■ EXERCISE REQUIREMENTS
Exactly retype the lines from the top of the data through the line containing "const fmt = (v: number)", leaving out every picture.

■ COLLECTED DATA
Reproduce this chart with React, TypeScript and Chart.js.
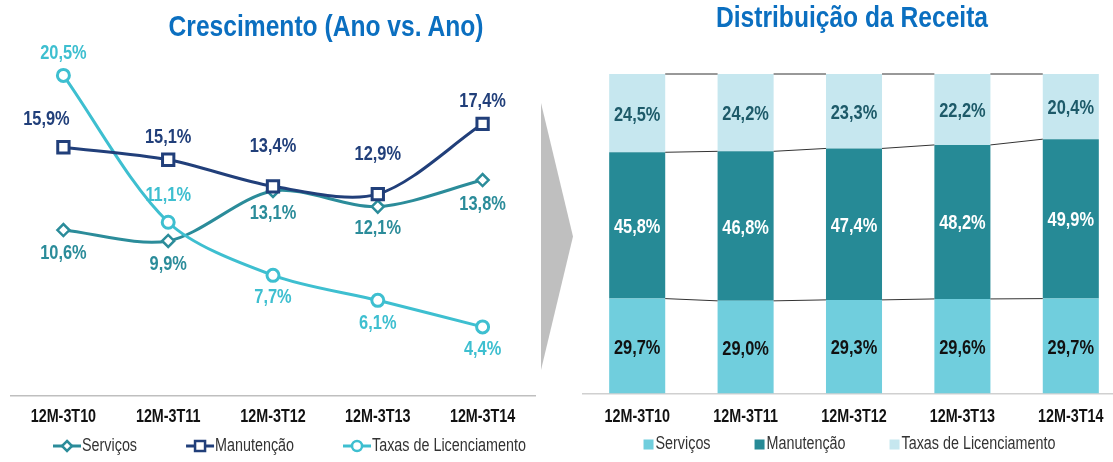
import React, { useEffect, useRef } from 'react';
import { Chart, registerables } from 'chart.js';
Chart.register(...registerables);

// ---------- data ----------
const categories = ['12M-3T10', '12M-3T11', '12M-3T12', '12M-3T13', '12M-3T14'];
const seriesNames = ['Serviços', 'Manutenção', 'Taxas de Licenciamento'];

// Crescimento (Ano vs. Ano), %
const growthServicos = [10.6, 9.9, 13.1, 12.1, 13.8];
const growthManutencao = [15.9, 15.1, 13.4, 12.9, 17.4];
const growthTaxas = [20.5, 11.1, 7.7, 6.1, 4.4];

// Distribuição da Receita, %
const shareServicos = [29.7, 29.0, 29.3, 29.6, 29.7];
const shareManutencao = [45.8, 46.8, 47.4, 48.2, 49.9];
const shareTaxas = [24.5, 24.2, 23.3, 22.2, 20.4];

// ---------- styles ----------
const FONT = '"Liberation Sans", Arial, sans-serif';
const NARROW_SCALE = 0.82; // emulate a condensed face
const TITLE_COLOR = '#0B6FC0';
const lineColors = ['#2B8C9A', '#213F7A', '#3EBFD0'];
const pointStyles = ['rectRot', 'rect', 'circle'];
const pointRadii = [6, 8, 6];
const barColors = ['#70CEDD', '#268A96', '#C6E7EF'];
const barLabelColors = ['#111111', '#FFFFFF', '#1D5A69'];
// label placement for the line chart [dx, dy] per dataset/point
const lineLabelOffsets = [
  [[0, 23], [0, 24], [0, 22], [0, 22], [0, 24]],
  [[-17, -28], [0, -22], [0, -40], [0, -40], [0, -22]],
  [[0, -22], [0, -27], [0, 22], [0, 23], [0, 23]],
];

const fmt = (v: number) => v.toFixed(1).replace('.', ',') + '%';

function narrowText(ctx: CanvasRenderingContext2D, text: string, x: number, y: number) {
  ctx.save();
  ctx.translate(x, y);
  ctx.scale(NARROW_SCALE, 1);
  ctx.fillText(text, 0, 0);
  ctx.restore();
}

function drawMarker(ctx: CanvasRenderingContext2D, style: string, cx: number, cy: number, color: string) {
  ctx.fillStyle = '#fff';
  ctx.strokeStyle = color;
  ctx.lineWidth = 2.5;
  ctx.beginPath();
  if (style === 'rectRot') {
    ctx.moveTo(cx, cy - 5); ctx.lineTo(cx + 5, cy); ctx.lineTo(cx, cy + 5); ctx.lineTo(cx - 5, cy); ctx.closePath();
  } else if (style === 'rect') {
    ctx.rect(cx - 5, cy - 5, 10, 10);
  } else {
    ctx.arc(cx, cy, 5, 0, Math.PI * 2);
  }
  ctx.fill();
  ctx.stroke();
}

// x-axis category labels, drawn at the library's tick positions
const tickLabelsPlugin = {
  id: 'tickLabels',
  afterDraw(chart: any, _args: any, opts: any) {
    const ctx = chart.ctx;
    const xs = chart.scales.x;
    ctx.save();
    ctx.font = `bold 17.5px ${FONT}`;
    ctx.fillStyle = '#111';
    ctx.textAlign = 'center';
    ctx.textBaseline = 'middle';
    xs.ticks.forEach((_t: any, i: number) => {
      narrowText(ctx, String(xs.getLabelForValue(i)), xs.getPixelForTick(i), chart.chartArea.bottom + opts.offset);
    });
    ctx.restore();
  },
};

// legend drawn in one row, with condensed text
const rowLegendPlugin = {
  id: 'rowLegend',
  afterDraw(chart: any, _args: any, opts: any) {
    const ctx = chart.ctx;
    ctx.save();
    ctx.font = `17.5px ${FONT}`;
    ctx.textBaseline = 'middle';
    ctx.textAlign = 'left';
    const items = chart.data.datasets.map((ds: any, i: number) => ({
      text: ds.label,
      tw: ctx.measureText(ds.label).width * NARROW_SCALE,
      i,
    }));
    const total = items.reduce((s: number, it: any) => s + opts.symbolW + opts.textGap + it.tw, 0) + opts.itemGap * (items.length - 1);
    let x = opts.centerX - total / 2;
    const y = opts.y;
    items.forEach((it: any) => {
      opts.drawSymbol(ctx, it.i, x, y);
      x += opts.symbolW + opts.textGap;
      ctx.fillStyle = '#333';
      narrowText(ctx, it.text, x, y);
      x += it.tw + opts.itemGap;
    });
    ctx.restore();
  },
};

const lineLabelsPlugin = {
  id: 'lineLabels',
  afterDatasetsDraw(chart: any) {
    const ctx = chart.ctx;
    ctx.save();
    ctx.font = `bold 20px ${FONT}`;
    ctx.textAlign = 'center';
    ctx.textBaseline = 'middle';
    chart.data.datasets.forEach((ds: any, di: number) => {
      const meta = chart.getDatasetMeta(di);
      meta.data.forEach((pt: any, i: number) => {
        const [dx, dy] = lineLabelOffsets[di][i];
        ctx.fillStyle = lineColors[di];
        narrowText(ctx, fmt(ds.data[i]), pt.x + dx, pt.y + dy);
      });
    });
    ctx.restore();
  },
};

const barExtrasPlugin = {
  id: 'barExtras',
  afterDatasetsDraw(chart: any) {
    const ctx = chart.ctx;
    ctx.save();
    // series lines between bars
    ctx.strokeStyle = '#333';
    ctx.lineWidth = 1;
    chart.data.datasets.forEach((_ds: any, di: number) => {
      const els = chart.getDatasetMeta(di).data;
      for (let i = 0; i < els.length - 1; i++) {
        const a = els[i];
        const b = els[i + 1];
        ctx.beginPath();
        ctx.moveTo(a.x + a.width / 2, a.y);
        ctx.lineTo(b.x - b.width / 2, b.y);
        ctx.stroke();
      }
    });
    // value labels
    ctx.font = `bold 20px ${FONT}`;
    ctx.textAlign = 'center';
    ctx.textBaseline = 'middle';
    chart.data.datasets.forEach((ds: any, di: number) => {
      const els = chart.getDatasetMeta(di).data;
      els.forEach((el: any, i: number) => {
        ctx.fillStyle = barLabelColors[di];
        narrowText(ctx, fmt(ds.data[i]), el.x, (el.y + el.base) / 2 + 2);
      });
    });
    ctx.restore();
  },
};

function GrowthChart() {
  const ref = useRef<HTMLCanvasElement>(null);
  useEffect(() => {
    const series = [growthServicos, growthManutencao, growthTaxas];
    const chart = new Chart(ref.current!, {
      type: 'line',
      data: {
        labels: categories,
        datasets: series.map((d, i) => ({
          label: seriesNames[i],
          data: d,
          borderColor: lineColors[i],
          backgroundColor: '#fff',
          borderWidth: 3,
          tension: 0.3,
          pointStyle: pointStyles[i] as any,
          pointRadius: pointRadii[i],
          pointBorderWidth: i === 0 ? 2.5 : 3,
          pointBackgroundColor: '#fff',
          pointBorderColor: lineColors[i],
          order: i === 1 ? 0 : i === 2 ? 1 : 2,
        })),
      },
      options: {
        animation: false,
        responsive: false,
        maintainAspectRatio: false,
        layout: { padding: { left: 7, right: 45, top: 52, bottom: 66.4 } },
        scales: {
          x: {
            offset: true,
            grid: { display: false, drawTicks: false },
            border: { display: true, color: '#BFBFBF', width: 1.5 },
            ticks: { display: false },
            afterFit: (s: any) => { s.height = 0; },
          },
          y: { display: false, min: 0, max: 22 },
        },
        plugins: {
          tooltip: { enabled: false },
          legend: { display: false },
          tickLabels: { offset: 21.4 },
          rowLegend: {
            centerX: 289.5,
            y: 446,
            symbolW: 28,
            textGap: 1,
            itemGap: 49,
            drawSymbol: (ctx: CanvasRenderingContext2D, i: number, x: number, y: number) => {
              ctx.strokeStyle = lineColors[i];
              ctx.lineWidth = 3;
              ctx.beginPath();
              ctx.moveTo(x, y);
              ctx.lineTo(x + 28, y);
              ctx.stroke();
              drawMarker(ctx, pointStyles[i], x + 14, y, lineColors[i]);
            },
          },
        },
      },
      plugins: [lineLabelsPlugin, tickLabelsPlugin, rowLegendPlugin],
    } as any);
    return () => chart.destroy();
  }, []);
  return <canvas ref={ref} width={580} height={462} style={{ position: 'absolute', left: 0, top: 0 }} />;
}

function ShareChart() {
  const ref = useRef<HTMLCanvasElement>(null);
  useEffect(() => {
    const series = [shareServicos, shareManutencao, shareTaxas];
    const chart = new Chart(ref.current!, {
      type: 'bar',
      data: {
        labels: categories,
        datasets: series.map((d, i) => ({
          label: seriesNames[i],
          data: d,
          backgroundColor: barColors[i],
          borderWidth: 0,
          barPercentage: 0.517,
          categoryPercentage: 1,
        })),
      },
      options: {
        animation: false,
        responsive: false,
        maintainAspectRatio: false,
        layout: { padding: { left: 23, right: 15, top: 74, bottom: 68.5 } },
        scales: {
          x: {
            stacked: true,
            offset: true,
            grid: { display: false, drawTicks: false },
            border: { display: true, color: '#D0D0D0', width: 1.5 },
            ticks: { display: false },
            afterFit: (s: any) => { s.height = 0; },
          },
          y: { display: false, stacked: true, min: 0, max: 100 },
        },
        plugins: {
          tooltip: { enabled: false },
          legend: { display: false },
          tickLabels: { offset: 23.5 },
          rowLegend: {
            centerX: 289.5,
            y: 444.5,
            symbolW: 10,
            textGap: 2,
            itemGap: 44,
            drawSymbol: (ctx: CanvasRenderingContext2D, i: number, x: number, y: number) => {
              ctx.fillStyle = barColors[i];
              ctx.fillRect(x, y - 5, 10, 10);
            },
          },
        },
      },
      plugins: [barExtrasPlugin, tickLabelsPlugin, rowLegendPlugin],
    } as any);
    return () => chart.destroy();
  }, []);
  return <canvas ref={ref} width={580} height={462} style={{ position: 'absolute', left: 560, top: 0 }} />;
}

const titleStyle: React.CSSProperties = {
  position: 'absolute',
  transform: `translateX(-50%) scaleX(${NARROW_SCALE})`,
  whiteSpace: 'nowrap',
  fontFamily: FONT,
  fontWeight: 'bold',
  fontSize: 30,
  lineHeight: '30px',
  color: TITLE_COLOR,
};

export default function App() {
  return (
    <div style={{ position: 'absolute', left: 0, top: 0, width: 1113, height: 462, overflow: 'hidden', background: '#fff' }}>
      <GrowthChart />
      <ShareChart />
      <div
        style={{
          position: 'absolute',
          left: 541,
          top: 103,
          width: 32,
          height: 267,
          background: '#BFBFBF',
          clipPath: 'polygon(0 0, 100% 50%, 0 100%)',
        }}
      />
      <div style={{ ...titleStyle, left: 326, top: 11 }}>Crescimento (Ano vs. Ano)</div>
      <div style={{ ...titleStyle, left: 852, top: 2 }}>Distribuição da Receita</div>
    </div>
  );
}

■ SOLUTION FOR THIS EXERCISE
Reproduce this chart with React, TypeScript and Chart.js.
import React, { useEffect, useRef } from 'react';
import { Chart, registerables } from 'chart.js';
Chart.register(...registerables);

// ---------- data ----------
const categories = ['12M-3T10', '12M-3T11', '12M-3T12', '12M-3T13', '12M-3T14'];
const seriesNames = ['Serviços', 'Manutenção', 'Taxas de Licenciamento'];

// Crescimento (Ano vs. Ano), %
const growthServicos = [10.6, 9.9, 13.1, 12.1, 13.8];
const growthManutencao = [15.9, 15.1, 13.4, 12.9, 17.4];
const growthTaxas = [20.5, 11.1, 7.7, 6.1, 4.4];

// Distribuição da Receita, %
const shareServicos = [29.7, 29.0, 29.3, 29.6, 29.7];
const shareManutencao = [45.8, 46.8, 47.4, 48.2, 49.9];
const shareTaxas = [24.5, 24.2, 23.3, 22.2, 20.4];

// ---------- styles ----------
const FONT = '"Liberation Sans", Arial, sans-serif';
const NARROW_SCALE = 0.82; // emulate a condensed face
const TITLE_COLOR = '#0B6FC0';
const lineColors = ['#2B8C9A', '#213F7A', '#3EBFD0'];
const pointStyles = ['rectRot', 'rect', 'circle'];
const pointRadii = [6, 8, 6];
const barColors = ['#70CEDD', '#268A96', '#C6E7EF'];
const barLabelColors = ['#111111', '#FFFFFF', '#1D5A69'];
// label placement for the line chart [dx, dy] per dataset/point
const lineLabelOffsets = [
  [[0, 23], [0, 24], [0, 22], [0, 22], [0, 24]],
  [[-17, -28], [0, -22], [0, -40], [0, -40], [0, -22]],
  [[0, -22], [0, -27], [0, 22], [0, 23], [0, 23]],
];

const fmt = (v: number) => v.toFixed(1).replace('.', ',') + '%';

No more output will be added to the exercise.